Before you head off, don’t forget to check out the original toilets of Pulau Ubin right here at Ah Ma Drink Stall!
4. The Quaint Jelutong Bridge, Sungei Jelutong And Mangrove Forests
Around Ah Ma Drink Stall are several species of mangrove trees. As mangroves act as nurseries for small fishes, it was fun chilling there to spot schools of them swimming near the banks. There were also tiny mangrove crabs near the shore.
The Jelutong Bridge that divides the mangroves and leads to Puaka Hill is actually a dam. It was built to prevent predator fish from entering and the prawns from escaping The Second Prawn Pond owned by the Choo family before it was acquired.
On the left of the quaint Jelutong Bridge is Sungei Jelutong where kayakers paddle in from Loyang or Changi.
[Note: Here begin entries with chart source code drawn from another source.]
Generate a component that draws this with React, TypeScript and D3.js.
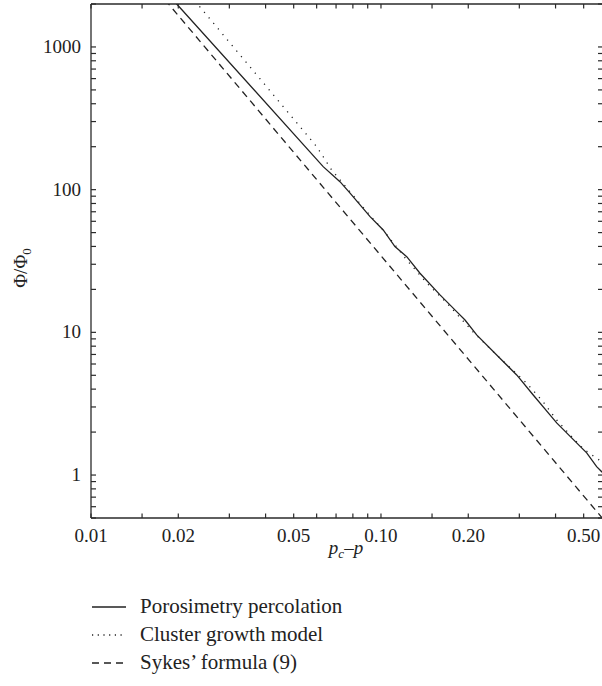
import React from "react";
import * as d3 from "d3";

const xTicks = [0.01, 0.015, 0.02, 0.03, 0.04, 0.05, 0.06, 0.07, 0.08, 0.09, 0.1, 0.15, 0.2, 0.3, 0.4, 0.5];
const xLabels = [0.01, 0.02, 0.05, 0.1, 0.2, 0.5];
const yLabels = [1, 10, 100, 1000];

// Porosimetry percolation (solid)
const solidX = [0.019, 0.01975, 0.0632, 0.0722, 0.0781, 0.0917, 0.1018, 0.1117, 0.1227, 0.1363, 0.1598, 0.1842, 0.1949, 0.2138, 0.2572, 0.2938, 0.335, 0.3826, 0.4036, 0.4729, 0.5122, 0.5543, 0.5768, 0.59];
const solidY = [2200, 2001, 145, 113.8, 94.9, 64.7, 52.2, 39.9, 33.9, 25.96, 18.3, 13.7, 12.2, 9.59, 6.58, 5.03, 3.64, 2.64, 2.32, 1.68, 1.43, 1.145, 1.056, 1.0];

// Cluster growth model (dotted)
const dotX = [0.0228, 0.02344, 0.06002, 0.0676, 0.0781, 0.0893, 0.1018, 0.1227, 0.1438, 0.1685, 0.2075, 0.2506, 0.318, 0.362, 0.4036, 0.459, 0.5, 0.578, 0.59];
const dotY = [2100, 1968, 200.1, 137.4, 96.8, 70.1, 52.0, 32.2, 22.2, 16.07, 10.1, 6.94, 4.4, 3.27, 2.43, 1.82, 1.52, 1.235, 1.19];

// Sykes' formula (9) (dashed)
const sykesX = [0.018, 0.6];
const sykesY = [2140, 0.46];

const legendItems = ["Porosimetry percolation", "Cluster growth model", "Sykes\u2019 formula (9)"];
const legendDash = ["none", "1.2,4.5", "7,5"];

const W = 602, H = 686;
const L = 91, T = 4, R = 603, B = 518;

export default function App() {
  const x = d3.scaleLog().domain([0.01, 0.583]).range([L, R]);
  const y = d3.scaleLog().domain([0.5, 2000]).range([B, T]);

  const yTicks: number[] = [];
  for (let e = -1; e <= 3; e++) {
    for (let m = 1; m <= 9; m++) {
      const v = m * Math.pow(10, e);
      if (v >= 0.5 && v <= 2000) yTicks.push(+v.toPrecision(3));
    }
  }

  const line = d3
    .line<[number, number]>()
    .x((d) => x(d[0]))
    .y((d) => y(d[1]));

  const solid = line(solidX.map((v, i) => [v, solidY[i]] as [number, number])) || "";
  const dotted = line(dotX.map((v, i) => [v, dotY[i]] as [number, number])) || "";
  const sykes = line(sykesX.map((v, i) => [v, sykesY[i]] as [number, number])) || "";

  const fmtX = (v: number) => v.toFixed(2);
  const axisColor = "#2a2a2a";
  const font = "'Liberation Serif', 'Times New Roman', serif";

  return (
    <svg
      width={W}
      height={H}
      style={{ position: "absolute", left: 0, top: 0, background: "#fff" }}
      fontFamily={font}
    >
      <defs>
        <clipPath id="plotclip">
          <rect x={L} y={T} width={R - L} height={B - T} />
        </clipPath>
      </defs>
      <rect x={0} y={0} width={W} height={H} fill="#fff" />

      {/* data lines */}
      <g clipPath="url(#plotclip)" fill="none" stroke="#222">
        <path d={sykes} strokeWidth={1.3} strokeDasharray="7,5" />
        <path d={dotted} strokeWidth={1.3} strokeDasharray="1.2,6" />
        <path d={solid} strokeWidth={1.3} />
      </g>

      {/* frame */}
      <g stroke={axisColor} strokeWidth={1.3} fill="none">
        <line x1={L} x2={L} y1={T} y2={B} />
        <line x1={L} x2={R} y1={B} y2={B} />
        <line x1={L} x2={R} y1={T} y2={T} />
        <line x1={R} x2={R} y1={T} y2={B} />
      </g>

      {/* ticks */}
      <g stroke={axisColor} strokeWidth={1.2}>
        {xTicks.map((t) => (
          <g key={"xt" + t}>
            <line x1={x(t)} x2={x(t)} y1={B} y2={B - 4.5} />
            <line x1={x(t)} x2={x(t)} y1={T} y2={T + 4.5} />
          </g>
        ))}
        {yTicks.map((t) => (
          <g key={"yt" + t}>
            <line x1={L} x2={L + 5} y1={y(t)} y2={y(t)} />
            <line x1={R} x2={R - 5} y1={y(t)} y2={y(t)} />
          </g>
        ))}
      </g>

      {/* tick labels */}
      <g fill="#222" fontSize={19}>
        {xLabels.map((t) => (
          <text key={"xl" + t} x={x(t)} y={B + 24} textAnchor="middle">
            {fmtX(t)}
          </text>
        ))}
        {yLabels.map((t) => (
          <text key={"yl" + t} x={L - 10} y={y(t) + 6} textAnchor="end">
            {t}
          </text>
        ))}
      </g>

      {/* axis titles */}
      <text x={346} y={554} fontSize={19} fill="#222" textAnchor="middle">
        <tspan fontStyle="italic">p</tspan>
        <tspan fontStyle="italic" fontSize={13} dy={4}>c</tspan>
        <tspan dy={-4}>{"\u2013"}</tspan>
        <tspan fontStyle="italic">p</tspan>
      </text>
      <text
        transform={`translate(27, ${268}) rotate(-90)`}
        fontSize={19}
        fill="#222"
        textAnchor="middle"
      >
        <tspan>{"\u03A6/\u03A6"}</tspan>
        <tspan fontSize={13} dy={4}>0</tspan>
      </text>

      {/* legend */}
      <g>
        {legendItems.map((name, i) => {
          const cy = 607 + i * 28;
          return (
            <g key={name}>
              <line
                x1={92}
                x2={126}
                y1={cy}
                y2={cy}
                stroke="#222"
                strokeWidth={1.3}
                strokeDasharray={legendDash[i] === "none" ? undefined : legendDash[i]}
              />
              <text x={140} y={cy + 6} fontSize={21} fill="#222">
                {name}
              </text>
            </g>
          );
        })}
      </g>
    </svg>
  );
}
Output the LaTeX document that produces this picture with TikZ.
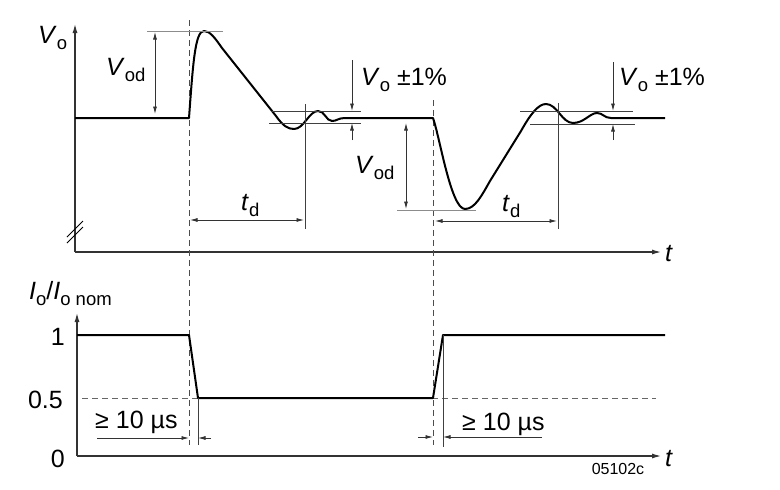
\documentclass[tikz,border=0pt]{standalone}
\usepackage{fontspec}
\setmainfont{Liberation Sans}
\usetikzlibrary{arrows.meta}
\newcommand\mysub[1]{\raisebox{-6.5pt}{\fontsize{18.5}{18}\selectfont #1}}
\begin{document}
\begin{tikzpicture}[x=1pt,y=-1pt,
  lbl/.style={inner sep=0pt,font=\fontsize{25}{28}\selectfont},
  small/.style={inner sep=0pt,font=\fontsize{16}{18}\selectfont},
  axis/.style={line width=1.1pt,draw=black!80,-{Latex[length=9pt,width=5pt]}},
  sig/.style={line width=2pt,line join=round},
  thinln/.style={line width=0.8pt,draw=black!75},
  guide/.style={line width=1pt,draw=black!45},
  dashln/.style={line width=0.9pt,draw=black!70,dash pattern=on 6pt off 4pt},
  dim/.style={line width=0.8pt,draw=black!80,{Latex[length=7.5pt,width=4pt]}-{Latex[length=7.5pt,width=4pt]}},
  oarr/.style={line width=0.8pt,draw=black!80,-{Latex[length=7.5pt,width=4pt]}}]
\useasboundingbox (0,0) rectangle (780,490);
% ===== upper plot axes
\coordinate (uo) at (75,252);
\coordinate (uy) at (75,24);
\coordinate (ux) at (661,252);
\draw[axis] (uo) -- (uy);
\draw[axis] (uo) -- (ux);
\node[lbl,anchor=base west] (vo) at (38,43) {\textit{V}\mysub{o}};
\node[lbl,anchor=base west] (tu) at (665,261) {\textit{t}};
% break marks
\draw[line width=0.9pt] (67,237) -- (83,221);
\draw[line width=0.9pt] (67,243) -- (83,227);
% dashed verticals
\draw[dashln] (189,20) -- (189,445);
\draw[dashln] (433,100) -- (433,445);
% ===== signal
\draw[sig] (75,118) -- (189,118)
  .. controls (193,64) and (195,31) .. (204,31)
  .. controls (210,31) and (215,38) .. (222,48)
  -- (276,116)
  .. controls (283,126) and (288,129) .. (294,129)
  .. controls (304,129) and (309,111) .. (318,111)
  .. controls (325,111) and (326,121) .. (332,121)
  .. controls (337,121) and (338,118) .. (345,118)
  -- (433,118)
  .. controls (440,138) and (451,209) .. (465,209)
  .. controls (475,209) and (482,195) .. (490,181)
  -- (521,131)
  .. controls (530,115) and (538,104) .. (546,104)
  .. controls (557,104) and (562,123) .. (573,123)
  .. controls (584,123) and (590,113) .. (597,113)
  .. controls (603,113) and (604,118) .. (611,118)
  -- (665,118);
% Vod 1
\draw[guide] (147,31) -- (223,31);
\coordinate (va1) at (155,32);
\coordinate (vb1) at (155,114);
\draw[dim] (va1) -- (vb1);
\node[lbl,anchor=base west] (vod1) at (106,75) {\textit{V}\mysub{od}};
% tolerance 1
\draw[thinln] (271,111) -- (361,111);
\draw[thinln] (269,123) -- (361,123);
\draw[thinln] (305,104) -- (305,229);
\coordinate (t1a) at (352,60);
\coordinate (t1b) at (352,111);
\coordinate (t1c) at (352,140);
\coordinate (t1d) at (352,123);
\draw[oarr] (t1a) -- (t1b);
\draw[oarr] (t1c) -- (t1d);
\node[lbl,anchor=base west] (tol1) at (361,85) {\textit{V}\mysub{o} ±1\%};
% td 1
\coordinate (td1a) at (190,220);
\coordinate (td1b) at (304,220);
\draw[dim] (td1a) -- (td1b);
\node[lbl,anchor=base west] (td1) at (241,210) {\textit{t}\mysub{d}};
% Vod 2
\draw[guide] (397,210) -- (476,210);
\coordinate (va2) at (406,123);
\coordinate (vb2) at (406,209);
\draw[dim] (va2) -- (vb2);
\node[lbl,anchor=base west] (vod2) at (355,173) {\textit{V}\mysub{od}};
% tolerance 2
\draw[thinln] (520,111) -- (633,111);
\draw[thinln] (530,124) -- (635,124);
\draw[thinln] (558,103) -- (558,229);
\coordinate (t2a) at (613,62);
\coordinate (t2b) at (613,111);
\coordinate (t2c) at (613,140);
\coordinate (t2d) at (613,124);
\draw[oarr] (t2a) -- (t2b);
\draw[oarr] (t2c) -- (t2d);
\node[lbl,anchor=base west] (tol2) at (619,85) {\textit{V}\mysub{o} ±1\%};
% td 2
\coordinate (td2a) at (435,221);
\coordinate (td2b) at (557,221);
\draw[dim] (td2a) -- (td2b);
\node[lbl,anchor=base west] (td2) at (502,211) {\textit{t}\mysub{d}};
% ===== lower plot
\coordinate (lo) at (77,456);
\coordinate (ly) at (77,313);
\coordinate (lx) at (661,456);
\draw[axis] (lo) -- (ly);
\draw[axis] (lo) -- (lx);
\node[lbl,anchor=base west] (tl) at (665,466) {\textit{t}};
\node[lbl,anchor=base west] (io) at (29,299) {\textit{I}\mysub{o}/\textit{I}\mysub{o nom}};
\node[lbl,anchor=base east] (l1) at (65,345) {1};
\node[lbl,anchor=base east] (l05) at (63,408) {0.5};
\node[lbl,anchor=base east] (l0) at (65,467) {0};
\draw[dashln,draw=black!60] (82,398) -- (656,398);
\draw[sig] (77,335) -- (189,335) -- (198,398) -- (433,398) -- (443,335) -- (665,335);
% >= 10 us left
\draw[thinln] (198,398) -- (198,445);
\coordinate (a1s) at (97,438);
\coordinate (a1e) at (189,438);
\coordinate (a2s) at (211,438);
\coordinate (a2e) at (198,438);
\draw[oarr] (a1s) -- (a1e);
\draw[oarr] (a2s) -- (a2e);
\node[lbl,anchor=base west] (us1) at (95,428) {≥ 10 µs};
% >= 10 us right
\draw[thinln] (443,335) -- (443,447);
\coordinate (b1s) at (418,437);
\coordinate (b1e) at (433,437);
\coordinate (b2s) at (542,437);
\coordinate (b2e) at (443,437);
\draw[oarr] (b1s) -- (b1e);
\draw[oarr] (b2s) -- (b2e);
\node[lbl,anchor=base west] (us2) at (462,430) {≥ 10 µs};
\node[small] (code) at (618,469) {05102c};
\end{tikzpicture}
\end{document}
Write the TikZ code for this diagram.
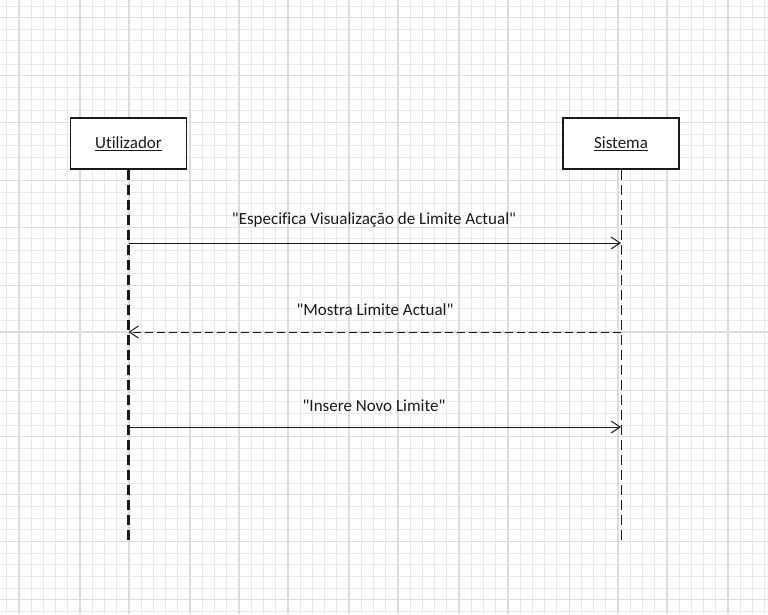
\documentclass[tikz,border=0pt]{standalone}
\usepackage{fontspec}
\setmainfont{Carlito}[Ligatures=NoCommon]
\usetikzlibrary{arrows.meta}
\definecolor{GridMinor}{HTML}{E9E9E9}
\definecolor{GridMajor}{HTML}{DCDCDC}
\definecolor{Ink}{HTML}{1A1A1A}
\tikzset{
  actor/.style={rectangle, draw=Ink, line width=1.3pt, fill=white,
             minimum width=116pt, minimum height=51pt, inner sep=0pt,
             font=\fontsize{17}{20}\selectfont, text=Ink},
  lifeline/.style={draw=Ink, dash pattern=on 10pt off 5pt},
  msg/.style={draw=Ink, line width=1pt, -{Straight Barb[length=9pt,width=12pt]}},
  reply/.style={msg, dash pattern=on 8pt off 4pt},
  mlabel/.style={font=\fontsize{17}{20}\selectfont, text=Ink, inner sep=1pt},
}

\begin{document}
\begin{tikzpicture}[x=1pt, y=-1pt]
\useasboundingbox (0,0) rectangle (768,614);
\fill[white] (0,0) rectangle (768,614);
% grid
\foreach \i in {0,...,62}
  \draw[GridMinor, line width=0.9pt] ({6.7+\i*12.226},0) -- ++(0,614);
\foreach \j in {0,...,52}
  \draw[GridMinor, line width=0.9pt] (0,{6+\j*11.64}) -- ++(768,0);
\foreach \i in {1,6,10,15,19,23,28,32,37,41,46,50,54,59}
  \draw[GridMajor, line width=1.2pt] ({6.7+\i*12.226},0) -- ++(0,614);
\foreach \j in {1,6,10,15,19,24,28,33,37,42,46,51}
  \draw[GridMajor, line width=1.2pt] (0,{6+\j*11.64}) -- ++(768,0);

% actors
\node[actor] (user) at (128.5,143.5) {\underline{Utilizador}};
\node[actor] (sys) at (621,143.5) {\underline{Sistema}};
\coordinate (userEnd) at (128.5,543);
\coordinate (sysEnd) at (621,543);
\draw[lifeline, line width=2.1pt] (user.south) -- (userEnd);
\draw[lifeline, line width=1pt] (sys.south) -- (sysEnd);

% messages
\coordinate (m1) at (0,243);
\coordinate (m2) at (0,332);
\coordinate (m3) at (0,427);
\draw[msg] (user |- m1) -- (sys |- m1);
\draw[reply] (sys |- m2) -- (user |- m2);
\draw[msg] (user |- m3) -- (sys |- m3);
\node[mlabel] (l1) at (374,220) {\textquotedbl Especifica Visualização de Limite Actual\textquotedbl};
\node[mlabel] (l2) at (375,310) {\textquotedbl Mostra Limite Actual\textquotedbl};
\node[mlabel] (l3) at (374,406) {\textquotedbl Insere Novo Limite\textquotedbl};
\end{tikzpicture}
\end{document}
They come onto the banks next to Ah Ma Drink Stall, carry their kayaks to the other side of the bridge and paddle their way through to the other side of Pulau Ubin. We met two strong young kayakers that did just this and made a mental note of this as another adventure for another day.
The Prize at Puaka Hill
Refreshed by the coconuts, we walked onwards on the road shaded by trees and soon arrived at Puaka Hill’s Merbah Hut.
The path becomes au naturel from henceforth, not unlike the trails at Bukit Timah Nature Reserve, but a lot less steep.
A short five-minute trek upwards, we reached the first of two barricaded viewpoints for more photos.
At the parts where it is slightly steeper, stone steps are crafted into the slopes and these are just some of the places where you might need to haul up the kids with shorter legs. Other than that, with just a few huffs and puffs, we arrived in under 10 minutes to see the magic.
At the very top of Puaka Hill, we not only received our much-needed shots of inspiration but the cockles of our hearts were aflutter as witnesses to a heartwarming proposal on bended knee!
It was a rejuvenating morning and we were glad to have ascended the panoramic Puaka Hill. What a refreshing escapade it was, pumping us up to look ahead of us for more new horizons.